OBJECTIVE:
Reproduce the listing below exactly. Pictures do not belong in the copy.

-*-*-

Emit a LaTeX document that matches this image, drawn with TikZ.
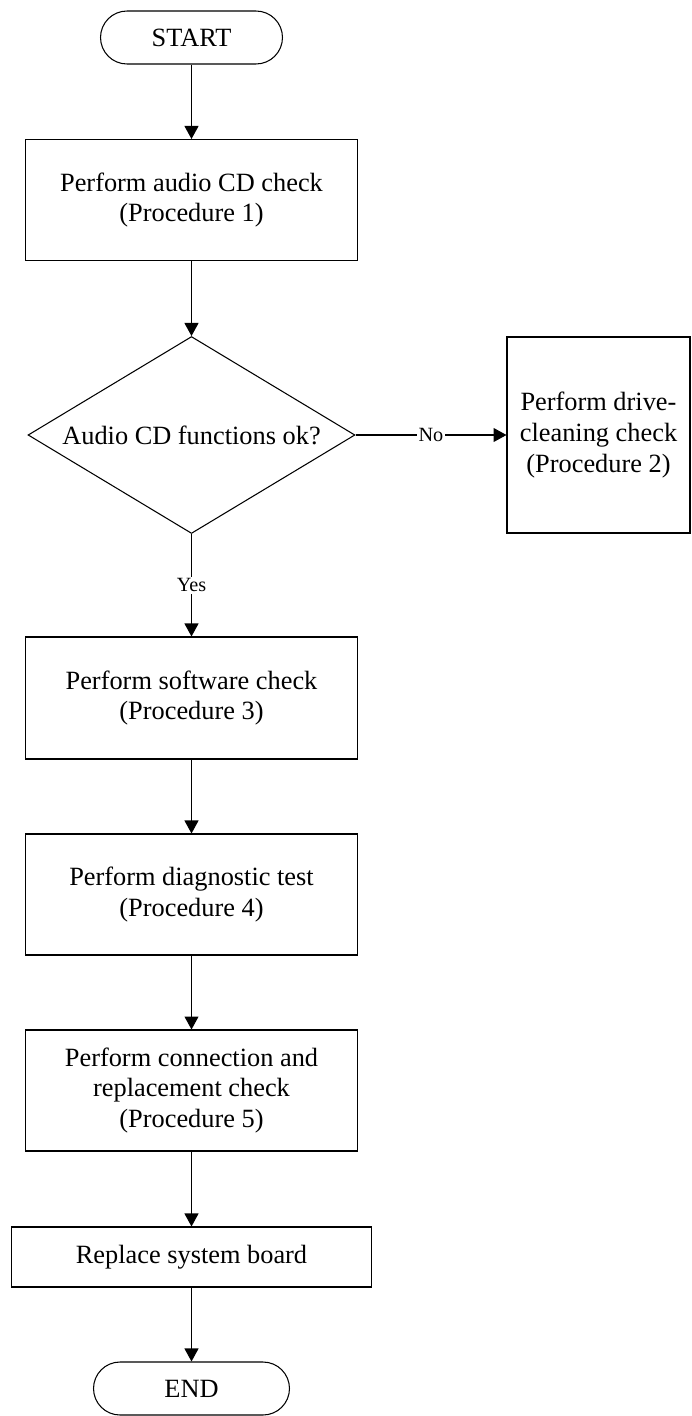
\documentclass[tikz,border=0pt]{standalone}
\usepackage{fontspec}
\setmainfont{Liberation Serif}
\usetikzlibrary{shapes.geometric,arrows.meta}

\begin{document}
\begin{tikzpicture}[x=0.02cm, y=-0.02cm, line width=0.6pt,
  every node/.style={font=\fontsize{15}{17.5}\selectfont},
  box/.style={draw, align=center, minimum width=6.64cm, minimum height=2.42cm},
  term/.style={draw, rounded corners=0.53cm, minimum width=3.64cm, minimum height=1.06cm},
  test/.style={draw, diamond, aspect=1.66, inner sep=0pt, minimum width=6.54cm, minimum height=3.94cm},
  lbl/.style={fill=white, inner sep=1pt, font=\fontsize{11.5}{13}\selectfont},
  arr/.style={-{Triangle[length=0.26cm, width=0.28cm]}}]
  \useasboundingbox (0,0) rectangle (691,1416);
  % \draw[thin] (0,0) rectangle (691,1416);
  \node[term] (start) at (191.5,37.5) {START};
  \node[box] (p1) at (191.5,200) {Perform audio CD check\\(Procedure 1)};
  \node[test] (q1) at (191.5,435) {Audio CD functions ok?};
  \node[box, minimum width=3.66cm, minimum height=3.92cm] (p2) at (598.5,435) {Perform drive-\\cleaning check\\(Procedure 2)};
  \node[box, minimum height=2.44cm] (p3) at (191.5,698) {Perform software check\\(Procedure 3)};
  \node[box] (p4) at (191.5,894.5) {Perform diagnostic test\\(Procedure 4)};
  \node[box] (p5) at (191.5,1090.5) {Perform connection and\\replacement check\\(Procedure 5)};
  \node[box, minimum width=7.22cm, minimum height=1.2cm] (p6) at (191.5,1257) {Replace system board};
  \node[term, minimum width=3.92cm] (stop) at (191.5,1388.5) {END};
  \draw[arr] (start) -- (p1);
  \draw[arr] (p1) -- (q1);
  \draw[arr] (q1) -- node[lbl] {No} (p2);
  \draw[arr] (q1) -- node[lbl] {Yes} (p3);
  \draw[arr] (p3) -- (p4);
  \draw[arr] (p4) -- (p5);
  \draw[arr] (p5) -- (p6);
  \draw[arr] (p6) -- (stop);
\end{tikzpicture}
\end{document}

-*-*-

SOLUTION TO THE EXERCISE:
Emit a LaTeX document that matches this image, drawn with TikZ.
\documentclass[tikz,border=0pt]{standalone}
\usepackage{fontspec}
\setmainfont{Liberation Serif}
\usetikzlibrary{shapes.geometric,arrows.meta}

\begin{document}
\begin{tikzpicture}[x=0.02cm, y=-0.02cm, line width=0.6pt,
  every node/.style={font=\fontsize{15}{17.5}\selectfont},
  box/.style={draw, align=center, minimum width=6.64cm, minimum height=2.42cm},
  term/.style={draw, rounded corners=0.53cm, minimum width=3.64cm, minimum height=1.06cm},
  test/.style={draw, diamond, aspect=1.66, inner sep=0pt, minimum width=6.54cm, minimum height=3.94cm},
  lbl/.style={fill=white, inner sep=1pt, font=\fontsize{11.5}{13}\selectfont},
  arr/.style={-{Triangle[length=0.26cm, width=0.28cm]}}]
  \useasboundingbox (0,0) rectangle (691,1416);
  % \draw[thin] (0,0) rectangle (691,1416);
  \node[term] (start) at (191.5,37.5) {START};
  \node[box] (p1) at (191.5,200) {Perform audio CD check\\(Procedure 1)};
  \node[test] (q1) at (191.5,435) {Audio CD functions ok?};
  \node[box, minimum width=3.66cm, minimum height=3.92cm] (p2) at (598.5,435) {Perform drive-\\cleaning check\\(Procedure 2)};
  \node[box, minimum height=2.44cm] (p3) at (191.5,698) {Perform software check\\(Procedure 3)};
  \node[box] (p4) at (191.5,894.5) {Perform diagnostic test\\(Procedure 4)};
  \node[box] (p5) at (191.5,1090.5) {Perform connection and\\replacement check\\(Procedure 5)};
  \node[box, minimum width=7.22cm, minimum height=1.2cm] (p6) at (191.5,1257) {Replace system board};
  \node[term, minimum width=3.92cm] (stop) at (191.5,1388.5) {END};
  \draw[arr] (start) -- (p1);
  \draw[arr] (p1) -- (q1);
  \draw[arr] (q1) -- node[lbl] {No} (p2);
  \draw[arr] (q1) -- node[lbl] {Yes} (p3);
  \draw[arr] (p3) -- (p4);
  \draw[arr] (p4) -- (p5);
  \draw[arr] (p5) -- (p6);
  \draw[arr] (p6) -- (stop);
\end{tikzpicture}
\end{document}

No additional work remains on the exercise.